PALERMO
Sono riuniti in assemblea in un cinema a Palermo da stamattina i lavoratori di Almaviva Contact per decidere quali iniziative di lotta mettere in atto contro l’ipotesi avanzata dall’azienda di trasferire una prima tranche di 154 operatori del call center palermitano a Rende, in Calabria, perché a dicembre andrà ad esaurimento una commessa Enel. Ieri Almaviva ha comunicato ai sindacati, durante un incontro nella sede aziendale di via Cordova, che entro il 15 ottobre, se non sarà rispettato il contenuto dell’intesa siglata a maggio scorso al ministero dello Sviluppo economico, potrebbe avviare un nuovo processo di ristrutturazione aziendale.

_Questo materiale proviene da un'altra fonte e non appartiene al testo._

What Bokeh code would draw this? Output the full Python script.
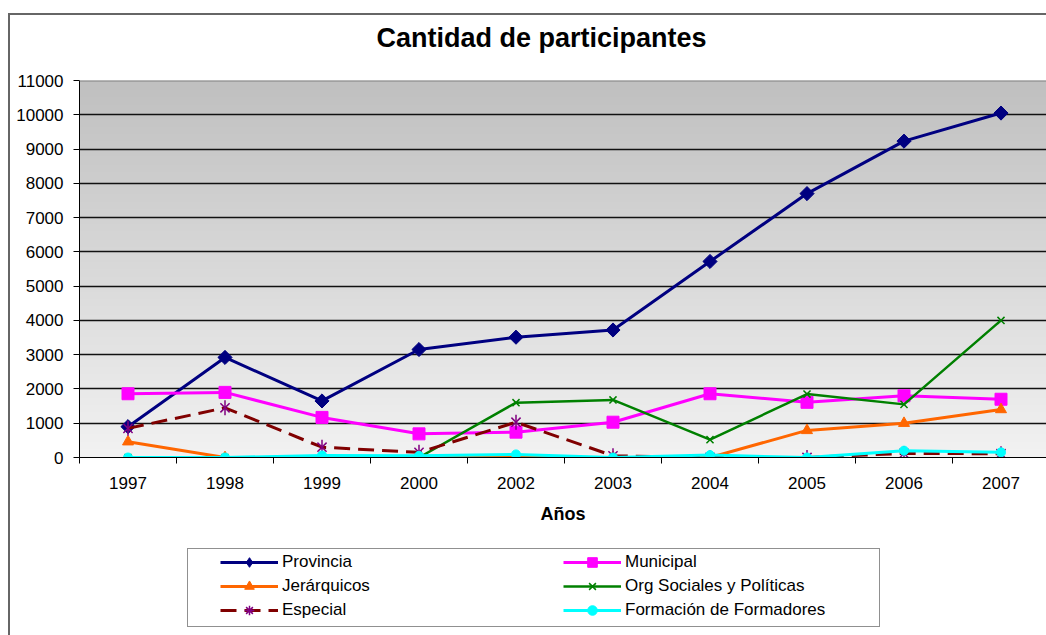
import numpy as np
from bokeh.plotting import figure
from bokeh.layouts import column
from bokeh.models import (Range1d, LinearAxis, FixedTicker, Legend, LegendItem,
                          Span, Grid, Label)
from bokeh.embed import file_html
from bokeh.resources import INLINE

# ---------------- data ----------------
years = ["1997", "1998", "1999", "2000", "2002", "2003", "2004", "2005", "2006", "2007"]
provincia = [900, 2920, 1650, 3150, 3510, 3720, 5720, 7700, 9230, 10050]
municipal = [1860, 1900, 1170, 690, 740, 1030, 1860, 1610, 1800, 1700]
jerarquicos = [460, 0, 0, 0, 0, 0, 0, 790, 1000, 1400]
org_sociales = [0, 0, 0, 0, 1600, 1680, 520, 1850, 1550, 4000]
especial = [850, 1450, 300, 150, 1030, 50, 0, 0, 120, 110]
formacion = [0, 0, 60, 50, 90, 0, 70, 0, 200, 150]
y_ticks = list(range(0, 11001, 1000))

series_names = ["Provincia", "Municipal", "Jerárquicos",
                "Org Sociales y Políticas", "Especial", "Formación de Formadores"]
title_text = "Cantidad de participantes"
x_title = "Años"

FONT = "Liberation Sans"

# ---------------- layout constants (page px) ----------------
OX, OY, BW = 8, 13, 2             # outer chart frame position / border width
CX, CY = OX + BW, OY + BW         # content origin
W = 1046 - CX
T_BOT = 60                        # bottom of title strip
C_BOT = 535                       # bottom of chart figure
PL, PT, PB = 79, 80, 457          # plot area left / top / bottom (page)
CAT_PX = 97.0

def blank_fig(height, x_rng, y_rng):
    f = figure(width=W, height=height, output_backend="svg", toolbar_location=None,
               x_range=x_rng, y_range=y_rng,
               min_border_left=0, min_border_right=0, min_border_top=0, min_border_bottom=0,
               x_axis_type=None, y_axis_type=None, outline_line_color=None,
               background_fill_color="white", border_fill_color="white")
    return f

# ---------------- title strip ----------------
p0 = blank_fig(T_BOT - CY, Range1d(PL, 1046), Range1d(T_BOT, CY))
p0.add_layout(Label(x=(CX + 1046) / 2 + 13, y=37, text=title_text, text_align="center",
                    text_baseline="middle", text_font=FONT, text_font_size="27px",
                    text_font_style="bold", text_color="black"))

# ---------------- chart ----------------
xs = list(range(len(years)))
x_end = -0.5 + (1046 - PL) / CAT_PX

p = figure(width=W, height=C_BOT - T_BOT, output_backend="svg", toolbar_location=None,
           x_range=Range1d(-0.5, x_end), y_range=Range1d(y_ticks[0], y_ticks[-1]),
           min_border_left=PL - CX, min_border_right=0, min_border_top=PT - T_BOT,
           min_border_bottom=C_BOT - PB, x_axis_type=None, y_axis_type=None,
           background_fill_color="white", border_fill_color="white",
           outline_line_color=None)

# gradient plot background (top #C0C0C0 -> bottom #F2F2F2)
n = 256
t = np.linspace(0, 1, n)
g = (242 - (242 - 192) * t).astype(np.uint32)
col = (255 << 24) | (g << 16) | (g << 8) | g
img = np.repeat(col.reshape(n, 1), 2, axis=1).astype(np.uint32)
p.image_rgba(image=[img], x=-0.5, y=y_ticks[0], dw=len(years),
             dh=y_ticks[-1] - y_ticks[0], level="image")

# grid
p.add_layout(Grid(dimension=1, ticker=FixedTicker(ticks=y_ticks[:-1]),
                  grid_line_color="#111111", grid_line_width=1.6))
p.add_layout(Span(location=y_ticks[-1], dimension="width",
                  line_color="#808080", line_width=2))

# axes
yaxis = LinearAxis(ticker=FixedTicker(ticks=y_ticks),
                   major_label_text_font=FONT, major_label_text_font_size="17px",
                   major_label_text_color="black",
                   major_tick_out=6, major_tick_in=0, minor_tick_line_color=None,
                   major_label_standoff=10, axis_line_color="black",
                   major_tick_line_color="black")
p.add_layout(yaxis, "left")

xaxis = LinearAxis(ticker=FixedTicker(ticks=xs, minor_ticks=[i - 0.5 for i in range(len(years) + 1)]),
                   major_label_overrides={i: y for i, y in enumerate(years)},
                   major_label_text_font=FONT, major_label_text_font_size="17px",
                   major_label_text_color="black",
                   major_tick_out=0, major_tick_in=0, major_tick_line_color=None,
                   minor_tick_out=6, minor_tick_in=0, minor_tick_line_color="black",
                   major_label_standoff=13, axis_line_color="black",
                   axis_label=x_title, axis_label_text_font=FONT,
                   axis_label_text_font_size="18px", axis_label_text_font_style="bold",
                   axis_label_text_color="black", axis_label_standoff=12)
p.add_layout(xaxis, "below")

# ---------------- series styles ----------------
styles = [
    dict(color="#000080", lw=3, dash="solid",
         markers=[dict(marker="square", angle=np.pi / 4, size=10, fill_color="#000080", line_color="#000080")],
         legend_markers=[dict(marker="diamond", size=14, fill_color="#000080", line_color="#000080")]),
    dict(color="#FF00FF", lw=3, dash="solid",
         markers=[dict(marker="square", size=12, fill_color="#FF00FF", line_color="#FF00FF")]),
    dict(color="#FF6600", lw=3, dash="solid",
         markers=[dict(marker="triangle", size=11, fill_color="#FF6600", line_color="#FF6600")]),
    dict(color="#008000", lw=2.5, dash="solid",
         markers=[dict(marker="x", size=10, line_color="#008000", line_width=1.5)]),
    dict(color="#800000", lw=3, dash="16 8",
         markers=[dict(marker="x", size=13, line_color="#800080", line_width=1.5),
                  dict(marker="dash", angle=np.pi / 2, size=15, line_color="#800080", line_width=1.5)],
         legend_markers=[dict(marker="asterisk", size=13, line_color="#800080", line_width=1.5)]),
    dict(color="#00FFFF", lw=3, dash="solid",
         markers=[dict(marker="circle", size=9, fill_color="#00FFFF", line_color="#00FFFF")]),
]
values = [provincia, municipal, jerarquicos, org_sociales, especial, formacion]

for vals, st in zip(values, styles):
    p.line(xs, vals, line_color=st["color"], line_width=st["lw"], line_dash=st["dash"])
    for m in st["markers"]:
        p.scatter(xs, vals, **m)

# ---------------- legend strip ----------------
p2 = blank_fig(635 - C_BOT, Range1d(PL, 1046), Range1d(635, C_BOT))

def loc(page_x, page_y_bottom):
    # legend location: offset from the frame's bottom-left (frame left aligned at PL)
    return (page_x - PL, 635 - page_y_bottom)

# legend box
dummy = p2.line(x=[], y=[], line_alpha=0)
p2.add_layout(Legend(items=[LegendItem(label=" ", renderers=[dummy])],
                     location=loc(187, 627), padding=0, margin=0,
                     glyph_width=691, glyph_height=77, label_standoff=0, label_width=0,
                     label_height=0, label_text_font_size="1px", spacing=0,
                     border_line_color="#222222", border_line_width=1,
                     background_fill_color="white", background_fill_alpha=1.0), "center")

items = []
for name, vals, st in zip(series_names, values, styles):
    rs = [p2.line(xs, vals, line_color=st["color"], line_width=st["lw"],
                  line_dash=st["dash"], visible=False)]
    for m in st.get("legend_markers", st["markers"]):
        rs.append(p2.scatter(xs, vals, visible=False, **m))
    items.append(LegendItem(label=name, renderers=rs))

ROW = 24
p2.add_layout(Legend(items=items, location=loc(220, 550 + 3 * ROW),
                     orientation="horizontal", ncols=2, padding=0, margin=0,
                     glyph_width=58, glyph_height=ROW, label_height=ROW, spacing=0,
                     label_width=281, label_standoff=4,
                     label_text_font=FONT, label_text_font_size="17px",
                     label_text_color="black", border_line_color=None,
                     background_fill_alpha=0, inactive_fill_alpha=0), "center")

layout = column(p0, p, p2, spacing=0, margin=(OY, 0, 0, OX),
                styles={"border-left": f"{BW}px solid #666666",
                        "border-top": f"{BW}px solid #666666"})

open("out.html", "w").write(file_html(layout, INLINE))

L’ intesa siglata al Mise ha scongiurato 2.988 esuberi a Palermo, Roma e Napoli e collocato nei tre siti i lavoratori in solidarietà fino a novembre. A Palermo gli operatori del callcenter sono disperati e puntano il dito contro i sindacati. Durante l’assemblea ancora in corso gli animi si sono accesi, i lavoratori chiedono alle organizzazioni sindacali di riaprire le procedure di mobilità, rimettendo in discussione l’accordo di maggio. Ieri il viceministro Teresa Bellanova ha convocato un tavolo al Mise per il 20 ottobre sulla vertenza Almaviva.
Tra i destinatari della lettera di trasferimento da Palermo a Rende c’è anche Chiara Filizzola, 32 anni, con un bimbo di 4 mesi. «È stata una doccia fredda», dice Filizzola, che lavora ad Almaviva dal 2006. Anche suo marito è un dipendente del call center. Lui però non sarà trasferito. Entrambi sono in solidarietà e possono contare su un reddito familiare di 1.500 euro al mese.

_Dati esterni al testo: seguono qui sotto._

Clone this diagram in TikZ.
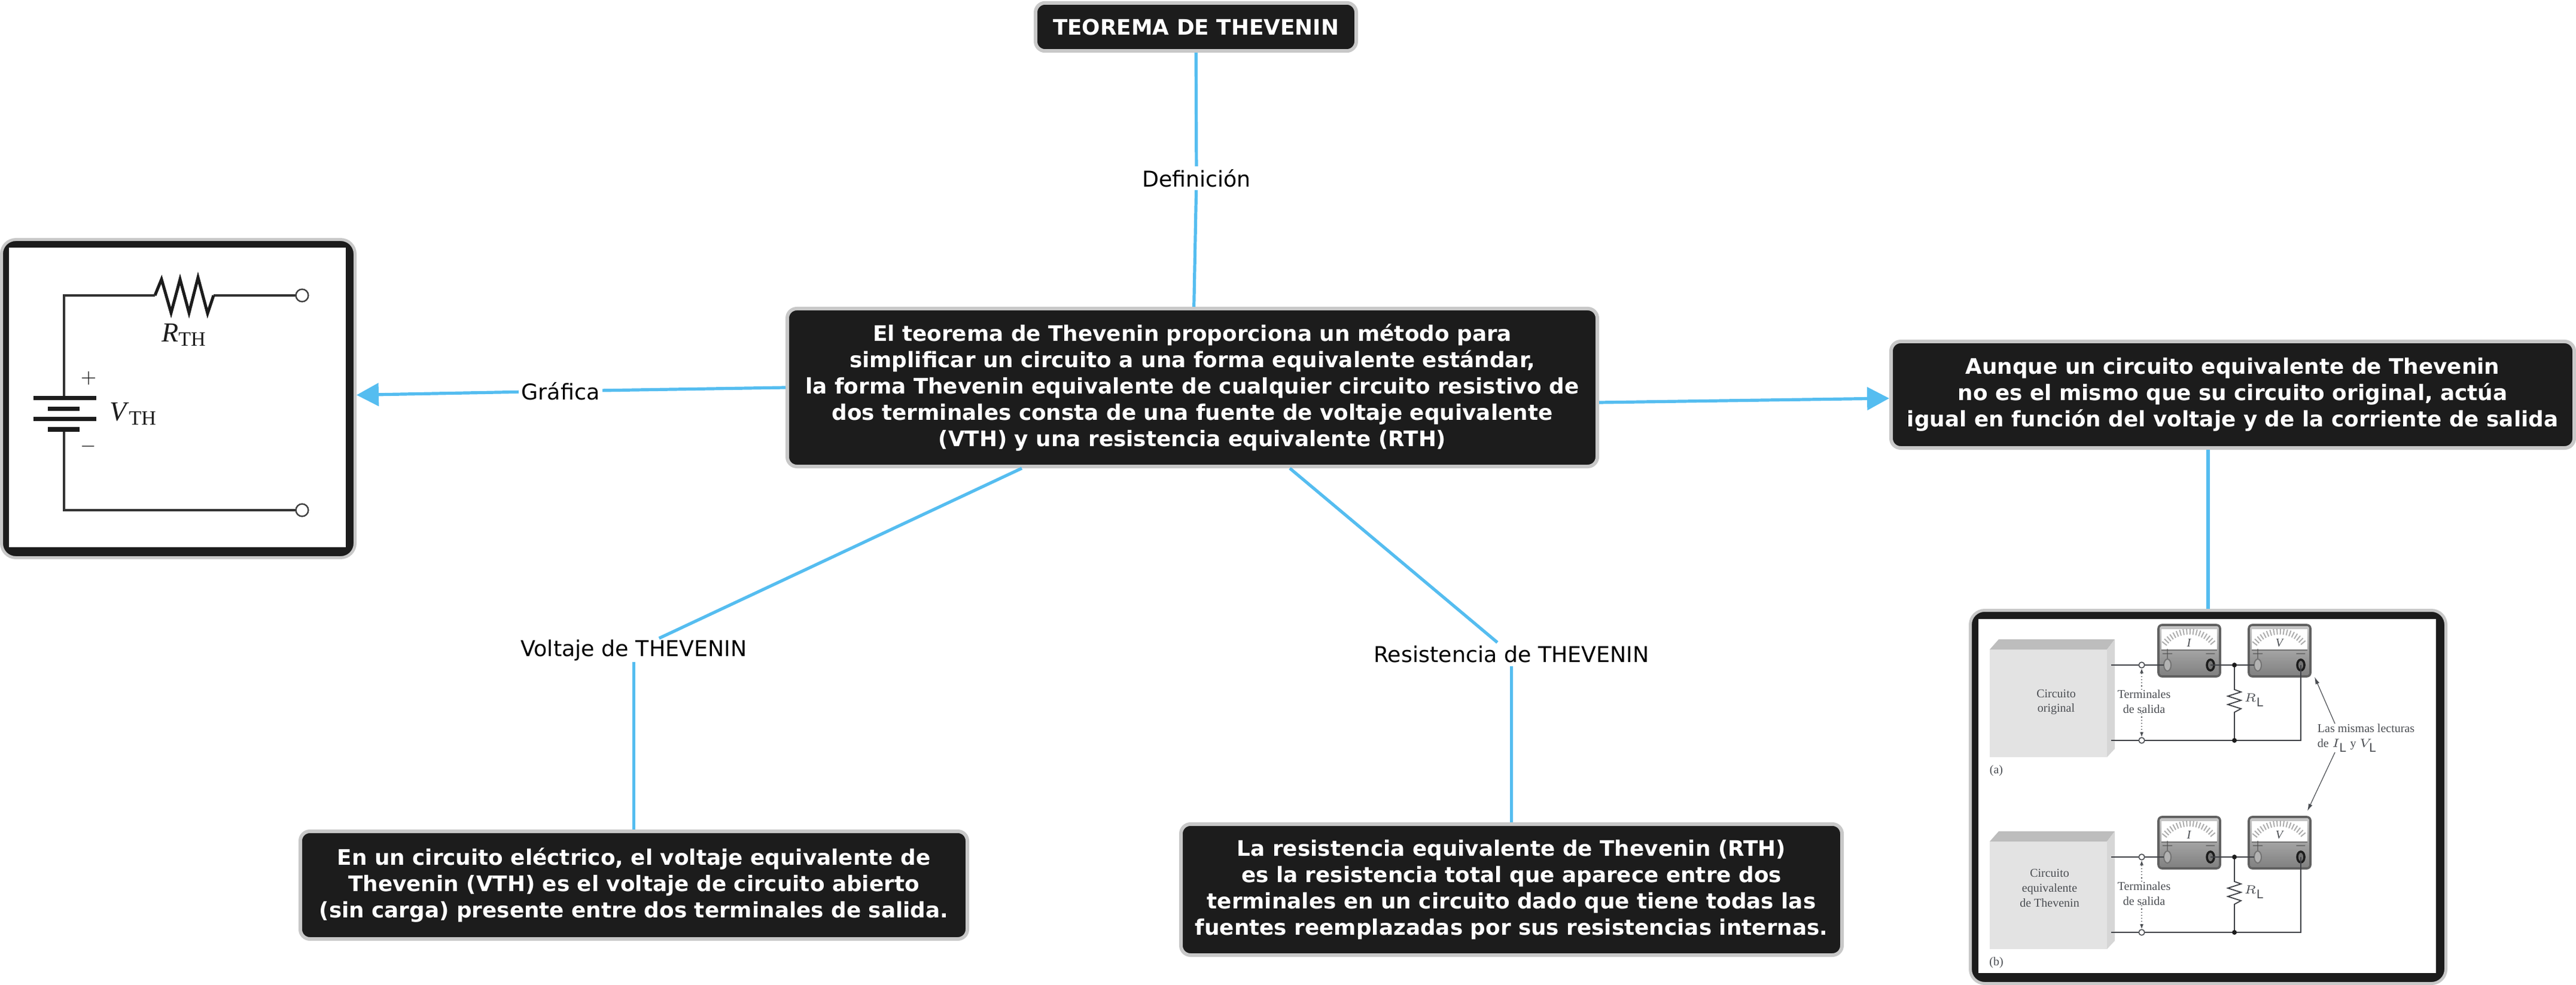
\documentclass[tikz,border=0pt]{standalone}
\usepackage{fontspec}
\setmainfont{DejaVu Sans}
\newfontfamily\figserif{Liberation Serif}
\usetikzlibrary{arrows.meta,calc,positioning}
\definecolor{oscuro}{HTML}{1C1C1C}
\definecolor{borde}{HTML}{C8C8C8}
\definecolor{enlace}{HTML}{55BDF0}
\definecolor{figtinta}{HTML}{4A4D52}
\newcommand{\magnitud}[1]{{\figserif\textit{#1}\raisebox{-.3ex}{\fontsize{8.5}{9}\selectfont TH}}}
\tikzset{
    concepto/.style={draw=borde,fill=oscuro,line width=1.5pt,rounded corners=4pt,text=white,align=center,inner sep=0pt,
        font=\fontsize{8.95}{10.95}\selectfont\bfseries},
    etiqueta/.style={fill=white,inner xsep=1pt,inner ysep=0pt,minimum height=9.5pt,font=\fontsize{9.1}{10}\selectfont},
    conector/.style={draw=enlace,line width=1.3pt},
    flecha/.style={conector,-{Triangle[length=9.25pt,width=9.5pt]}},
    marco/.style={draw=borde,fill=oscuro,line width=1.25pt,rounded corners=6pt,inner sep=0pt},
    figtexto/.style={inner sep=0pt,align=center,text=figtinta,font=\fontsize{5}{6.2}\selectfont\figserif},
    figlinea/.style={draw=figtinta!85!black,line width=.45pt},
}
\begin{document}
\begin{tikzpicture}[x=.25pt,y=-.25pt]
    \useasboundingbox (0,0) rectangle (4306,1647);
    % mapa
    \node[concepto,minimum width=134pt,minimum height=20.1pt] (titulo) at (1999,45) {TEOREMA DE THEVENIN};
    \node[concepto,minimum width=338.5pt,minimum height=66pt] (central) at (1993,648) {El teorema de Thevenin proporciona un método para\\simplificar un circuito a una forma equivalente estándar,\\la forma Thevenin equivalente de cualquier circuito resistivo de\\dos terminales consta de una fuente de voltaje equivalente\\(VTH) y una resistencia equivalente (RTH)};
    \node[concepto,minimum width=285.5pt,minimum height=44.5pt] (nota) at (3732,660) {Aunque un circuito equivalente de Thevenin\\no es el mismo que su circuito original, actúa\\igual en función del voltaje y de la corriente de salida};
    \node[concepto,minimum width=278.75pt,minimum height=45pt] (voltaje) at (1059.5,1480) {En un circuito eléctrico, el voltaje equivalente de\\Thevenin (VTH) es el voltaje de circuito abierto\\(sin carga) presente entre dos terminales de salida.};
    \node[concepto,minimum width=276.25pt,minimum height=54.75pt] (resistencia) at (2526.5,1487.5) {La resistencia equivalente de Thevenin (RTH)\\es la resistencia total que aparece entre dos\\terminales en un circuito dado que tiene todas las\\fuentes reemplazadas por sus resistencias internas.};
    \node[marco,minimum width=147.75pt,minimum height=133pt] (figcircuito) at (298,666.5) {};
    \node[marco,minimum width=198.75pt,minimum height=156pt] (figlecturas) at (3691,1332.5) {};

    \node[etiqueta] (lbldefinicion) at (2000,298) {Definición};
    \node[etiqueta] (lblgrafica) at (937,654) {Gráfica};
    \node[etiqueta] (lblvoltaje) at (1059.5,1087) {Voltaje de THEVENIN};
    \node[etiqueta] (lblresistencia) at (2526.5,1094) {Resistencia de THEVENIN};

    \draw[conector] (titulo) -- (lbldefinicion);
    \draw[conector] (lbldefinicion) -- (central);
    \draw[conector] (central.west) -- (lblgrafica);
    \draw[flecha] (lblgrafica) -- ($(figcircuito.east)+(0,-6)$);
    \draw[flecha] ($(central.east)+(0,25)$) -- ($(nota.west)+(0,6)$);
    \draw[conector] ($(central.south)+(-285,0)$) -- (lblvoltaje);
    \draw[conector] (lblvoltaje) -- (voltaje);
    \draw[conector] ($(central.south)+(163,0)$) -- (lblresistencia);
    \draw[conector] (lblresistencia) -- (resistencia);
    \draw[conector] (nota.south -| figlecturas.north) -- (figlecturas.north);

    % circuito equivalente
    \fill[white] (15,414) rectangle (578,915);
    \draw[line width=.8pt,black!80] (505,494) -- (357,494);
    \draw[line width=1.25pt,oscuro] (357,494) -- (347,524) -- (331,464) -- (316,523) -- (301,467) -- (286,523) -- (270,467) -- (259,494);
    \draw[line width=.8pt,black!80] (259,494) -- (107,494) -- (107,666);
    \draw[line width=.8pt,black!80] (107,718) -- (107,853) -- (505,853);
    \foreach \py/\pa/\pb in {666/56/161,684/80/133,701/56/161,718/80/133}
        \fill[oscuro] (\pa,\py-3.5) rectangle (\pb,\py+3.5);
    \node[circle,draw=black!75,fill=white,line width=.6pt,minimum size=5.2pt,inner sep=0pt] (bornea) at (505,494) {};
    \node[circle,draw=black!75,fill=white,line width=.6pt,minimum size=5.2pt,inner sep=0pt] (borneb) at (505,853) {};
    \node[inner sep=0pt,text=oscuro,font=\fontsize{11.5}{12}\selectfont] (rth) at (307,560) {\magnitud{R}};
    \node[inner sep=0pt,text=oscuro,font=\fontsize{11.5}{12}\selectfont] (vth) at (222,692) {\magnitud{V}};
    \node[inner sep=0pt,font=\fontsize{8}{9}\selectfont,text=black!85] (vmas) at (148,633) {$+$};
    \node[inner sep=0pt,font=\fontsize{8}{9}\selectfont,text=black!85] (vmenos) at (148,747) {$-$};

    % montaje de medida
    \fill[white] (3307,1035) rectangle (4072,1627);
    \foreach \dy/\cx/\cy/\ctexto/\pan in {0/3437/1174/{Circuito\\original}/a,321/3426/1164/{Circuito\\equivalente\\de Thevenin}/b} {
        \begin{scope}[shift={(0,\dy)}]
            \fill[black!11] (3326,1086) rectangle (3522,1266);
            \fill[black!26] (3326,1086) -- (3341,1069) -- (3535,1069) -- (3522,1086) -- cycle;
            \fill[black!16] (3522,1086) -- (3535,1069) -- (3535,1252) -- (3522,1266) -- cycle;
            \node[figtexto] (bloque\pan) at (\cx,\cy) {\ctexto};
            \node[figtexto] (parte\pan) at (3337,1289) {(\pan)};
            \foreach \mx/\letra in {3608/I,3759/V} {
                \begin{scope}[shift={(\mx,0)}]
                    \draw[draw=black!62,line width=.9pt,rounded corners=1.5pt,top color=black!22,bottom color=black!50] (0,1045) rectangle (103,1131);
                    \fill[white] (5,1052) rectangle (98,1087);
                    \foreach \a in {-142,-136,...,-38}
                        \draw[line width=.5pt,black!32] ($(51,1108)+(\a:47)$) -- ($(51,1108)+(\a:57)$);
                    \draw[line width=.5pt,black!55] (5,1087) -- (98,1087);
                    \node[inner sep=0pt,text=figtinta,font=\fontsize{5}{6}\selectfont\figserif\itshape] (dial\letra\pan) at (51,1075) {\letra};
                    \node[inner sep=0pt,text=black!70,font=\fontsize{4}{5}\selectfont] (mas\letra\pan) at (15,1093) {$+$};
                    \node[inner sep=0pt,text=black!70,font=\fontsize{4}{5}\selectfont] (menos\letra\pan) at (87,1093) {$-$};
                    \draw[draw=black!55,fill=black!30,line width=.5pt] (15,1112) ellipse [x radius=6,y radius=10];
                    \draw[draw=oscuro,fill=black!55,line width=.9pt] (87,1112) ellipse [x radius=6,y radius=9];
                \end{scope}
            }
            \draw[figlinea] (3529,1112) -- (3617,1112);
            \draw[figlinea] (3695,1112) -- (3768,1112);
            \draw[figlinea] (3529,1238) -- (3846,1238) -- (3846,1112);
            \draw[figlinea] (3735,1112) -- (3735,1153) -- (3746,1157) -- (3724,1164) -- (3746,1171) -- (3724,1178) -- (3746,1185) -- (3735,1191) -- (3735,1238);
            \fill[oscuro] (3735,1112) circle (4);
            \fill[oscuro] (3735,1238) circle (4);
            \node[circle,draw=figtinta,fill=white,line width=.4pt,minimum size=2.4pt,inner sep=0pt] (bornesup\pan) at (3580,1112) {};
            \node[circle,draw=figtinta,fill=white,line width=.4pt,minimum size=2.4pt,inner sep=0pt] (borneinf\pan) at (3580,1238) {};
            \node[figtexto] (terminales\pan) at (3584,1173) {Terminales\\de salida};
            \draw[line width=.3pt,figtinta,densely dotted,-{Latex[length=2pt,width=1.5pt]}] (terminales\pan.north -| bornesup\pan) -- (bornesup\pan);
            \draw[line width=.3pt,figtinta,densely dotted,-{Latex[length=2pt,width=1.5pt]}] (terminales\pan.south -| borneinf\pan) -- (borneinf\pan);
            \node[figtexto] (carga\pan) at (3768,1171) {$R_{\mathrm L}$};
        \end{scope}
    }
    \node[figtexto,align=left] (lecturas) at (3955,1234) {Las mismas lecturas\\de $I_{\mathrm L}$ y $V_{\mathrm L}$};
    \draw[line width=.3pt,figtinta,-{Latex[length=3pt,width=1.8pt]}] (lecturas.north -| 3903,0) -- (3869,1132);
    \draw[line width=.3pt,figtinta,-{Latex[length=3pt,width=1.8pt]}] (lecturas.south -| 3903,0) -- (3857,1356);
\end{tikzpicture}
\end{document}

«Mio figlio è nato in piena vertenza – aggiunge la lavoratrice – lavoro sulla commessa Enel che a dicembre andrà ad esaurimento, e sono “portatrice sana di lettera di trasferimento”. Da ieri non riesco ad allattare mio figlio è un trauma per me e per lui. Lavoro part time e percepisco uno stipendio di 700 euro al mese, siamo in solidarietà per nove giorni al mese. Se dovessi trasferirmi a Rende come faccio a mantenere due case, come faccio ad allattare mio figlio, a chi lo lascio? Mi rivolgerò ad un’avvocato per impugnare il trasferimento. La legge non mi tutela, le donne con
bimbi di pochi mesi non possono essere licenziate ma trasferite si e tutto questo è illogico».
Anche Fabiola Iannello, 35 anni da 12 anni al call center e 3 figli piccoli, ha ricevuto la lettera di trasferimento: «Non so cosa fare». Intanto i lavoratori stanno anche pensando di rivolgersi a dei legali per impugnare i provvedimenti dell’azienda. Roberta De Luca ha 32 anni, anche lei senza un cambio di passo, dal 24 ottobre dovrà prendere servizio a Rende. «Stiamo valutando cosa fare per impedire questi trasferimenti. Le lettere sono arrivate anche a colleghi che usufruiscono della legge 104 con situazioni familiari complicate e bimbi di età inferiore a 3 anni. Vogliamo che questi trasferimenti siano bloccati».